I've been using PHPbb since V2 It's an excellent tool if you want to create a standard forum without a fuss in record time. I recon that I«ve been off for a while since V2 , but recently i had the need to create 2 sites that, according to specs where just simple forums, so I returned to PHPbb and found my self on V3.
During the rush of putting the sites up A.S.A.P /BTW with install, full config, sample posts, creating emails invite emails, changing the email templates and code to include registration custom fields and template design and implementation of template design with google adds code embed, it took-me a total of 2 hours to get everything done. OOhh and it's 2 hours for the 2 forums, not 2 hours each! Not you have to respect that. Free code that saves you countless ours of coding and templating and configuring time. And mind that I was "rusty" (I didn't PHPbb since V2 and a lot has changed). This, is productivity that HAS to be appreciated: THANKS PHPbb team.
I decided to post this article after finding some misleading information on the PHPbb forums stating (and I quote): "to script to do that automatically has been created yet", "it's just too complex, better restore the entire database".
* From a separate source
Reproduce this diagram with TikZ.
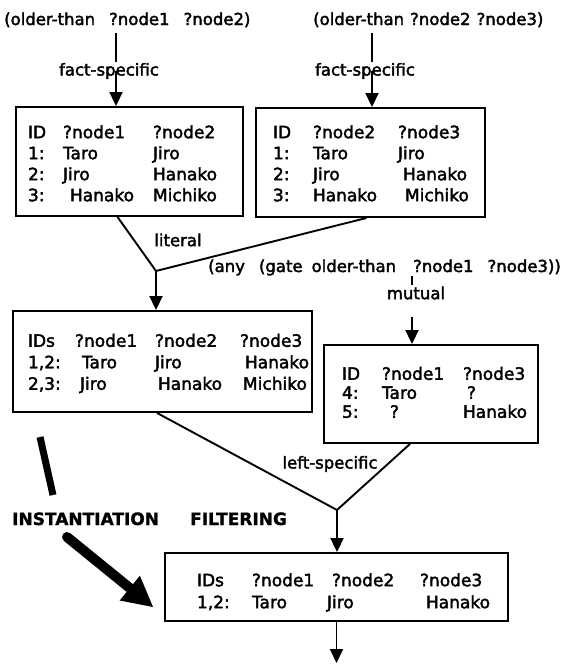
\documentclass[tikz,border=0pt]{standalone}
\usepackage{fontspec}
\setmainfont{DejaVu Sans}
\newfontfamily\inkfont{DejaVu Sans}[FakeBold=2.2]
\newfontfamily\heavyfont{DejaVu Sans Bold}[FakeBold=1.2]
\usetikzlibrary{arrows.meta}
\newcommand{\toprow}[1]{\rule{0pt}{#1}}
\begin{document}
\begin{tikzpicture}[x=1pt,y=-1pt,
  conn/.style={line width=1.9pt},
  arr/.style={line width=1.9pt,-{Triangle[length=14pt,width=13pt]}},
  tbox/.style={draw,line width=1.9pt,inner ysep=0pt,align=left,font=\inkfont\fontsize{17}{21}\selectfont},
  lbl/.style={inner sep=0pt,font=\inkfont\fontsize{16.5}{20}\selectfont},
  toplbl/.style={inner sep=0pt,font=\inkfont\fontsize{16.5}{20}\selectfont},
  bigword/.style={inner sep=0pt,font=\heavyfont\fontsize{17}{20}\selectfont}]
\useasboundingbox (0,0) rectangle (568,665);

% top labels
\node[toplbl,anchor=base west] (t1) at (4,25) {(older-than\hspace{14pt}?node1\hspace{14pt}?node2)};
\node[toplbl,anchor=base west] (t2) at (313,25) {(older-than\hspace{6pt}?node2\hspace{6pt}?node3)};
\node[lbl] (fs1) at (109,71) {fact-specific};
\node[lbl] (fs2) at (365,71) {fact-specific};
\coordinate (s1) at ([xshift=7pt]fs1.center);
\coordinate (s2) at ([xshift=7pt]fs2.center);

% first boxes
\node[tbox,minimum height=109pt,text width=203pt,inner xsep=12pt] (b1) at (129.5,161.5)
{\begin{tabular}{@{}p{35pt}@{}p{90pt}@{}l@{}}
\toprow{22.7pt}ID & ?node1 & ?node2\\
1: & Taro & Jiro\\
2: & Jiro & Hanako\\
3: & \hspace*{7pt}Hanako & Michiko
\end{tabular}};
\node[tbox,minimum height=109pt,text width=195pt,inner xsep=17pt] (b2) at (370.5,162.5)
{\begin{tabular}{@{}p{40pt}@{}p{85pt}@{}l@{}}
\toprow{20.7pt}ID & ?node2 & ?node3\\
1: & Taro & Jiro\\
2: & Jiro & \hspace*{5pt}Hanako\\
3: & Hanako & \hspace*{7pt}Michiko
\end{tabular}};

\draw[conn,shorten <=6pt,shorten >=1pt] (s1 |- t1.south) -- (s1 |- fs1.north);
\draw[arr] (s1) -- (s1 |- b1.north);
\draw[conn,shorten <=6pt,shorten >=1pt] (s2 |- t2.south) -- (s2 |- fs2.north);
\draw[arr] (s2) -- (s2 |- b2.north);

% literal join
\coordinate (j1) at (156,271);
\node[lbl] (lit) at (178,240) {literal};
\node[tbox,minimum height=101pt,text width=269pt,inner xsep=15pt,font=\inkfont\fontsize{17}{21.5}\selectfont] (b3) at (162.5,361.5)
{\begin{tabular}{@{}p{47pt}@{}p{80pt}@{}p{85pt}@{}l@{}}
\toprow{20pt}IDs & ?node1 & ?node2 & ?node3\\
1,2: & \hspace*{7pt}Taro & Jiro & \hspace*{5pt}Hanako\\
2,3: & \hspace*{5pt}Jiro & \hspace*{3pt}Hanako & \hspace*{3pt}Michiko
\end{tabular}};
\draw[conn] ([xshift=-12pt]b1.south) -- (j1) -- ([xshift=-4pt]b2.south);
\draw[arr] (j1) -- (j1 |- b3.north);

% mutual
\node[lbl,anchor=base west] (anyl) at (208,272) {(any\hspace{14pt}(gate\hspace{9pt}older-than\hspace{17pt}?node1\hspace{14pt}?node3))};
\node[lbl] (mut) at (416,293) {mutual};
\coordinate (s3) at (412,293);
\node[tbox,minimum height=98pt,text width=178pt,inner xsep=18pt,font=\inkfont\fontsize{17}{19}\selectfont] (b4) at (431,394)
{\begin{tabular}{@{}p{40pt}@{}p{81pt}@{}l@{}}
\toprow{15.3pt}ID & ?node1 & ?node3\\
4: & Taro & \hspace*{4pt}?\\
5: & \hspace*{8pt}? & Hanako
\end{tabular}};
\draw[conn,shorten >=1pt] (s3 |- anyl.south) -- (s3 |- mut.north);
\draw[arr,shorten <=17pt] (s3 |- mut.south) -- (s3 |- b4.north);

% left-specific join
\coordinate (j2) at (337,510);
\node[lbl] (ls) at (330,464) {left-specific};
\node[tbox,minimum height=68pt,text width=279pt,inner xsep=32pt,font=\inkfont\fontsize{17}{22}\selectfont] (b5) at (336.5,587)
{\begin{tabular}{@{}p{55pt}@{}p{80pt}@{}p{88pt}@{}l@{}}
\toprow{27pt}IDs & ?node1 & ?node2 & ?node3\\
1,2: & Taro & \hspace*{-5pt}Jiro & \hspace*{6pt}Hanako
\end{tabular}};
\draw[conn] ([xshift=-5.5pt]b3.south) -- (j2) -- ([xshift=-21pt]b4.south);
\draw[arr] (j2) -- (j2 |- b5.north);
\coordinate (out) at (336.5,663);
\draw[arr] (b5.south) -- (out);

% stage words and thick arrows
\node[bigword,anchor=base west] (inst) at (12,525) {INSTANTIATION};
\node[bigword,anchor=base west] (filt) at (190,525) {FILTERING};
\draw[line width=7pt] (40,437) -- (53,495);
\draw[line width=10pt,line cap=round] (67,537) -- (131,589);
\fill (139.9,575.7) -- (153,607) -- (119.7,600.5) -- cycle;
\end{tikzpicture}
\end{document}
OK, you have instructions on how to restore and backup de database using PHPbb internal tools (makes sense as it IS the supported feature) but let's just assume that, just like me, you have much more to deal with and you configure your servers to backup automatically using cpanel, for instance.
That means that you will not be using the internal PHPbb backup tool and as a result you'll be able to restore or backup at MySQL (or your db of choice) files level. That is also a good way to work right until the point where you find out that you left "autoPrune = yes" on one of your forums.
You see Auto Prune is a nice admin tool. Let's just say for instance that you create a forum for improvement requests... you want to have people writing there, but you don't want those posts to stay there for ever. They just loose sense when either you implement, or reject the improvements users request.
However if you just enable it in one of your other content forums, and please mind that by default it is set to prune posts over 7 days with no activity, you might just find your self visiting a ghost forums (especially if you are still starting it and you have few people writing on it.
Now picture you forget that setting on, and also use Cpanel to backup. Well than I guess you'll find your way into this post (or the other forums posts I've quoted") sooner or later.
It's easy to restore your pruned posts if you have an SQL for for your database restore.
Just open your administration tool (PHPMyadmin for instance). At the same time, open your SQL restore file on a text editor and then browse the tables and the respective restore code to check what has been deleted and out of those what do you want to restore.
Then use an SQL tool to run commands on your server and copy-past from the backup, file, clean up unwanted lines and run the command.
It's that simple. The ONLY thing you absolutely need to understand is that there are several tables that have post information and indexing to forums and topics.
So you'll have to perform this procedure in the following tables (and add the full lines to the missing table):
- PHPbb_posts
- PHPbb_topics
- PHPbb_topics_posted
This will render your posts back on to your forum. However, you you also want the forum statistics and last post and poster up-to-date, you need to restore a part of your forums table. So inside PHPbb_forums, find the following fields and restore them from your backup (probably using either an update command or simple copy-paste into location, depending on just how much you need to restore)
- forum_posts
- forum_topics
- forum_topics_real
- forum_last_post_id
- forum_last_poster_id
- forum_last_post_subject
- forum_last_post_time
- forum_last_poster_name
- forum_las_poster_colour
When you finish this procedure, now only you've recovered your posts and topics, you have also restored those statistics indicators on the forum's front page that will point your users to the most active topics.
That's it, that's all. Simple and not by all means in need of a script or a complicated procedure.